News release
January 30, 2013
Multisectoral group Bagong Alyansang Makabayan (Bayan) dismissed the anticipated high full-year growth in the gross domestic product (GDP) for 2012, saying that it will never impress the ordinary people if it continues to fail to make a dent on worsening job scarcity and poverty in the country. The group noted that the Philippines, despite government claims that it ranks behind only China in terms of GDP growth, in fact lags behind its neighbors in the region when it comes to job generation.
Bayan was reacting to the statement Tuesday by President Benigno Aquino III that “all of us will be impressed” when the GDP data for fourth quarter is released by government. The President echoed the earlier projection of the National Economic and Development Authority (Neda) that the domestic economy could top the 5-6 percent target set by officials for 2012.
“For millions of jobless and underemployed workers, for households that continue to wallow in poverty, any claim of economic growth is meaningless. To claim that the GDP performance will impress everyone is tactless and bares the indifference of Aquino to the plight of the unemployed and poor,” said Renato Reyes, Bayan’s secretary-general.
Bayan pointed out that compared to its Asian neighbors the country’s official unemployment is one of the highest in the region. In third quarter 2012, the Philippines posted a 7% official jobless rate, much higher than Thailand (0.6%); Singapore (1.7%); Malaysia (3%); South Korea (3%); and Taiwan (4.3%). These data were from the Bangko Sentral ng Pilipinas (BSP). Meanwhile, the group also noted that based on Social Weather Stations (SWS) surveys, adult unemployment worsened from an annual average of 22.5% in 2010 to 23.6% in 2011 and steeply climbed to 30.1 in 2012. The number of unemployed jumped from 9.5 million workers in 2010 to 12.1 million workers last year. Still using the SWS surveys, Bayan said that the number of poor households deteriorated from 8.9 million to 10.5 million during the same period.
“It’s hard to argue against these key social indicators by simply hyping the GDP performance, which is even being triggered by artificial and unsustainable growth drivers like overseas remittances and call center investments and does not signal a fundamental shift from the direction taken by past administrations.

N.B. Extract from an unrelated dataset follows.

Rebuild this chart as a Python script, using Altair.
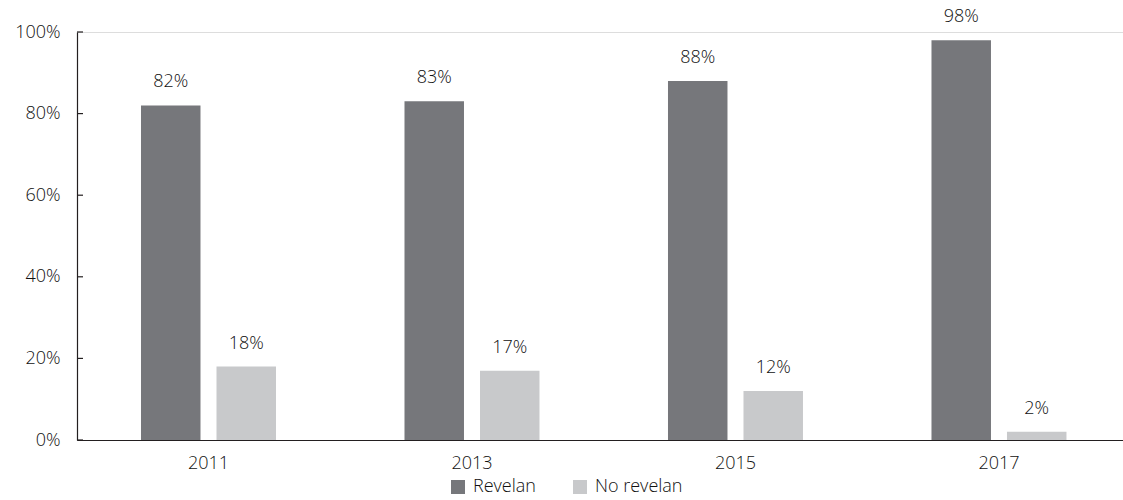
import altair as alt
import pandas as pd

years = ["2011", "2013", "2015", "2017"]
series = ["Revelan", "No revelan"]
revelan = [82, 83, 88, 98]
no_revelan = [18, 17, 12, 2]
label_revelan = ["82%", "83%", "88%", "98%"]
label_no = ["18%", "17%", "12%", "2%"]
y_ticks = [0, 20, 40, 60, 80, 100]
colors = ["#76777B", "#C8C9CB"]

rows = []
for i, y in enumerate(years):
    rows.append({"year": y, "serie": series[0], "value": revelan[i], "label": label_revelan[i]})
    rows.append({"year": y, "serie": series[1], "value": no_revelan[i], "label": label_no[i]})
df = pd.DataFrame(rows)
ticks_df = pd.DataFrame({"t": y_ticks})

FONT = "Open Sans"
W = 300
TXT = "#111111"

x_enc = alt.X("year:N", title=None,
              scale=alt.Scale(paddingInner=0.4877, paddingOuter=0.2287, align=0.531),
              axis=alt.Axis(labelFontSize=18, labelFont=FONT, labelFontWeight=W, labelColor=TXT, labelAngle=0,
                            ticks=False, domainColor="#231F20", domainWidth=1.2,
                            labelPadding=14, grid=False))
y_scale = alt.Scale(domain=[0, 100])
xoff = alt.XOffset("serie:N", sort=series, scale=alt.Scale(paddingInner=0.212, paddingOuter=0))

bars = alt.Chart(df).mark_bar().encode(
    x=x_enc,
    xOffset=xoff,
    y=alt.Y("value:Q", title=None, scale=y_scale,
            axis=alt.Axis(values=y_ticks, format="d", labelExpr="datum.value + '%'",
                          labelFontSize=18, labelFont=FONT, labelFontWeight=W, labelColor=TXT,
                          ticks=False, labelPadding=17, grid=False,
                          domainColor="#231F20", domainWidth=1.2)),
    color=alt.Color("serie:N", sort=series,
                    scale=alt.Scale(domain=series, range=colors),
                    legend=alt.Legend(title=None, orient="none", direction="horizontal",
                                      legendX=372, legendY=446,
                                      symbolType="square", symbolSize=196,
                                      symbolStrokeWidth=0,
                                      labelFontSize=18, labelFont=FONT, labelFontWeight=W, labelColor=TXT,
                                      columnPadding=35, labelOffset=6)),
)

labels = alt.Chart(df).mark_text(baseline="alphabetic", dy=-18, fontSize=18, font=FONT, fontWeight=W, color=TXT).encode(
    x=alt.X("year:N"),
    xOffset=xoff,
    y=alt.Y("value:Q", scale=y_scale),
    text="label:N",
)

yticks = alt.Chart(ticks_df).mark_rule(color="#231F20", strokeWidth=1.2).encode(
    y=alt.Y("t:Q", scale=y_scale),
    x=alt.value(0),
    x2=alt.value(6),
)

chart = alt.layer(bars, labels, yticks).properties(
    width=1046, height=408,
    autosize=alt.AutoSizeParams(type="none"),
    padding={"left": 77, "top": 32, "right": 0, "bottom": 60},
).configure_view(stroke=None).configure(font=FONT)

chart.save("out.html", embed_options={"renderer": "svg", "actions": False})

It’s impressive only for investors and creditors who regard high GDP growth, robust stock market and positive credit ratings as development indicators, but not for the ordinary folks who grind it out every day for survival. One wonders, who is Aquino’s real boss that he wants to impress with his brand of economic management, programs and priorities,” Reyes said.

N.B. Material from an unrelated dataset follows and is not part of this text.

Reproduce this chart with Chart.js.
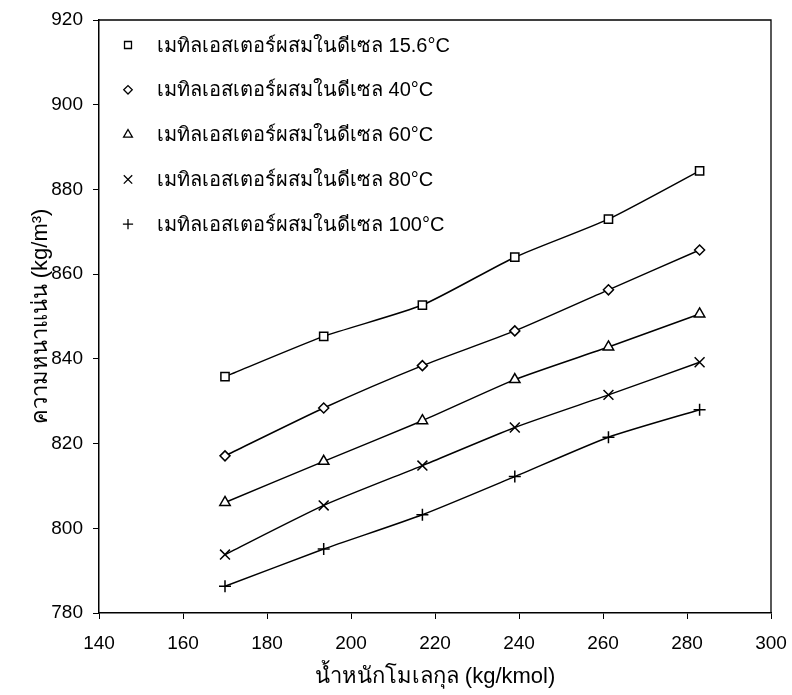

“Quite strange too that while Aquino boasts of economic growth, many national candidates, even from Aquino’s own coalition, are raising issues such as poverty, unemployment, and lack of social services during their media ads. Aquino’s own coaltion doesn’t seem to believe the economic hype,” he added.

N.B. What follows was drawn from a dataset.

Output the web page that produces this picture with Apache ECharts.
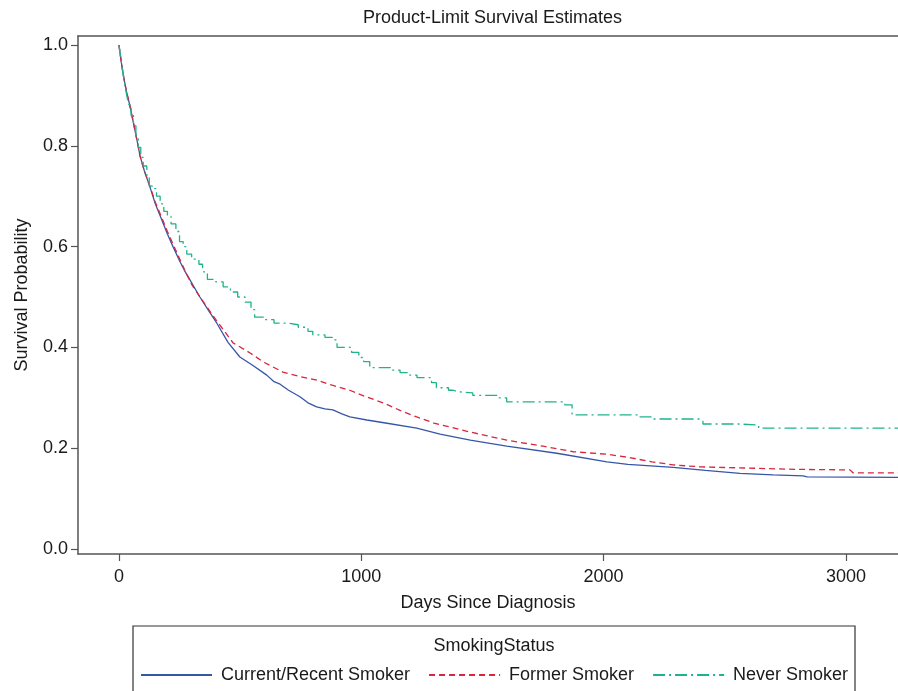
<!DOCTYPE html>
<html>
<head>
<meta charset="utf-8">
<script src="https://cdn.jsdelivr.net/npm/echarts@6/dist/echarts.min.js"></script>
<style>html,body{margin:0;padding:0;background:#fff;}#c{width:898px;height:691px;}</style>
</head>
<body>
<div id="c"></div>
<script>
// Data
const titleText = 'Product-Limit Survival Estimates';
const xTicks = [0, 1000, 2000, 3000];
const yTicks = [0, 0.2, 0.4, 0.6, 0.8, 1.0];
const seriesNames = ['Current/Recent Smoker', 'Former Smoker', 'Never Smoker'];

const currentDays = [0,10,20,30,45,60,75,87,105,128,150,177,200,223,250,270,293,334,370,404,450,499,550,610,640,665,700,747,780,816,850,883,920,953,1023,1100,1229,1325,1450,1600,1807,2014,2100,2287,2420,2563,2700,2823,2840,3215];
const currentSurv = [1.0,0.965,0.935,0.91,0.88,0.845,0.81,0.78,0.75,0.718,0.685,0.653,0.625,0.60,0.572,0.553,0.534,0.50,0.473,0.448,0.41,0.381,0.365,0.345,0.332,0.327,0.315,0.302,0.29,0.282,0.278,0.276,0.268,0.262,0.256,0.25,0.24,0.228,0.216,0.204,0.19,0.173,0.168,0.162,0.156,0.15,0.147,0.145,0.143,0.142];

const formerDays = [0,10,20,30,45,60,75,87,105,128,150,177,200,223,270,300,334,400,471,541,600,677,750,816,880,953,1020,1091,1160,1229,1300,1366,1450,1600,1750,1875,2014,2100,2200,2287,2400,2563,2800,3017,3030,3215];
const formerSurv = [1.0,0.965,0.935,0.91,0.88,0.845,0.81,0.78,0.75,0.72,0.688,0.657,0.63,0.605,0.555,0.525,0.50,0.455,0.409,0.389,0.37,0.351,0.342,0.335,0.325,0.315,0.302,0.29,0.275,0.262,0.25,0.242,0.232,0.216,0.204,0.193,0.188,0.182,0.173,0.167,0.163,0.161,0.158,0.157,0.151,0.151];

const neverDays = [0,8,16,24,32,40,50,60,70,80,90,100,115,125,145,155,170,185,200,215,235,250,265,280,300,330,345,365,400,430,460,490,520,545,560,600,640,700,740,780,800,850,880,900,960,990,1010,1035,1120,1160,1200,1230,1290,1310,1360,1380,1400,1460,1560,1600,1840,1870,2150,2200,2400,2410,2560,2640,3215];
const neverSurv = [1.0,0.972,0.946,0.922,0.90,0.882,0.86,0.84,0.818,0.797,0.777,0.76,0.74,0.72,0.715,0.70,0.685,0.67,0.66,0.645,0.63,0.61,0.60,0.585,0.575,0.565,0.55,0.535,0.53,0.52,0.51,0.50,0.49,0.475,0.46,0.455,0.448,0.445,0.44,0.432,0.425,0.42,0.415,0.40,0.39,0.38,0.372,0.36,0.355,0.35,0.345,0.34,0.33,0.32,0.315,0.312,0.31,0.305,0.30,0.292,0.286,0.266,0.262,0.258,0.255,0.248,0.246,0.24,0.24];

const zip = (a, b) => a.map((v, i) => [v, b[i]]);

const FONT = '"Liberation Sans", Arial, Helvetica, sans-serif';
const FS = 18;
const TXT = '#1a1a1a';
const AX = '#555';
const X_MIN = -169, X_MAX = 3215, Y_MIN = -0.0099, Y_MAX = 1.0179;

const chart = echarts.init(document.getElementById('c'), null, {renderer: 'canvas'});
chart.setOption({
  animation: false,
  backgroundColor: '#fff',
  textStyle: {fontFamily: FONT},
  title: {
    text: titleText, left: 363, top: 9, padding: 0,
    textStyle: {fontSize: FS, fontWeight: 'normal', color: TXT, fontFamily: FONT}
  },
  grid: {left: 78, right: 0, top: 36, bottom: 137, containLabel: false},
  xAxis: [{
    type: 'value', min: X_MIN, max: X_MAX, position: 'bottom',
    name: 'Days Since Diagnosis', nameLocation: 'middle', nameGap: 40,
    nameTextStyle: {fontSize: FS, color: TXT, fontFamily: FONT},
    axisLine: {show: true, onZero: false, lineStyle: {color: AX, width: 1.5}},
    axisTick: {show: true, length: 7, customValues: xTicks, lineStyle: {color: AX, width: 1.2}},
    axisLabel: {customValues: xTicks, margin: 14, fontSize: FS, color: TXT, fontFamily: FONT,
      formatter: v => String(v)},
    splitLine: {show: false}
  }, {
    type: 'value', min: X_MIN, max: X_MAX, position: 'top',
    axisLine: {show: true, onZero: false, lineStyle: {color: AX, width: 1.5}},
    axisTick: {show: false}, axisLabel: {show: false}, splitLine: {show: false}
  }],
  yAxis: {
    type: 'value', min: Y_MIN, max: Y_MAX,
    name: 'Survival Probability', nameLocation: 'middle', nameGap: 47,
    nameTextStyle: {fontSize: FS, color: TXT, fontFamily: FONT},
    axisLine: {show: true, onZero: false, lineStyle: {color: AX, width: 1.5}},
    axisTick: {show: true, length: 7, customValues: yTicks, lineStyle: {color: AX, width: 1.2}},
    axisLabel: {customValues: yTicks, margin: 10, fontSize: FS, color: TXT, fontFamily: FONT,
      formatter: v => v.toFixed(1)},
    splitLine: {show: false}
  },
  legend: {
    data: seriesNames, left: 140, top: 666, padding: 0, itemWidth: 71, itemHeight: 14, itemGap: 18,
    itemStyle: {opacity: 0},
    textStyle: {fontSize: FS, color: TXT, fontFamily: FONT, padding: [0, 0, 0, 4]}
  },
  graphic: [
    {type: 'rect', shape: {x: 133, y: 626, width: 722, height: 90}, style: {fill: 'none', stroke: '#333', lineWidth: 1.2}, silent: true},
    {type: 'text', x: 494, y: 646, style: {text: 'SmokingStatus', fill: TXT, font: FS + 'px ' + FONT, textAlign: 'center', textVerticalAlign: 'middle'}}
  ],
  series: [
    {name: seriesNames[0], type: 'line', data: zip(currentDays, currentSurv), symbol: 'none', showSymbol: false,
      lineStyle: {color: '#3656a8', width: 1.3}, itemStyle: {color: '#3656a8'}},
    {name: seriesNames[1], type: 'line', data: zip(formerDays, formerSurv), symbol: 'none', showSymbol: false,
      lineStyle: {color: '#d7263d', width: 1.3, type: [6, 4]}, itemStyle: {color: '#d7263d'}},
    {name: seriesNames[2], type: 'line', step: 'end', data: zip(neverDays, neverSurv), symbol: 'none', showSymbol: false,
      lineStyle: {color: '#20b28a', width: 1.3, type: [12, 4, 2, 4]}, itemStyle: {color: '#20b28a'}}
  ]
});
</script>
</body>
</html>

Bayan stressed that the GDP is simply a summation of the economy’s production in a given period and does not in any way capture the real state of the people. “The economy is not merely about the production of wealth. It’s also about the distribution of wealth that the society produces. You distribute wealth by designing and implementing programs that produce gainful jobs and livelihood opportunities through national industrialization and agrarian reform. You distribute wealth by ensuring decent living standards are met through substantial wages and adequate social services, among others. Sadly, all the wealth produced by the economy are being concentrated in the hands of a few economic elite and their foreign partners,” Reyes said.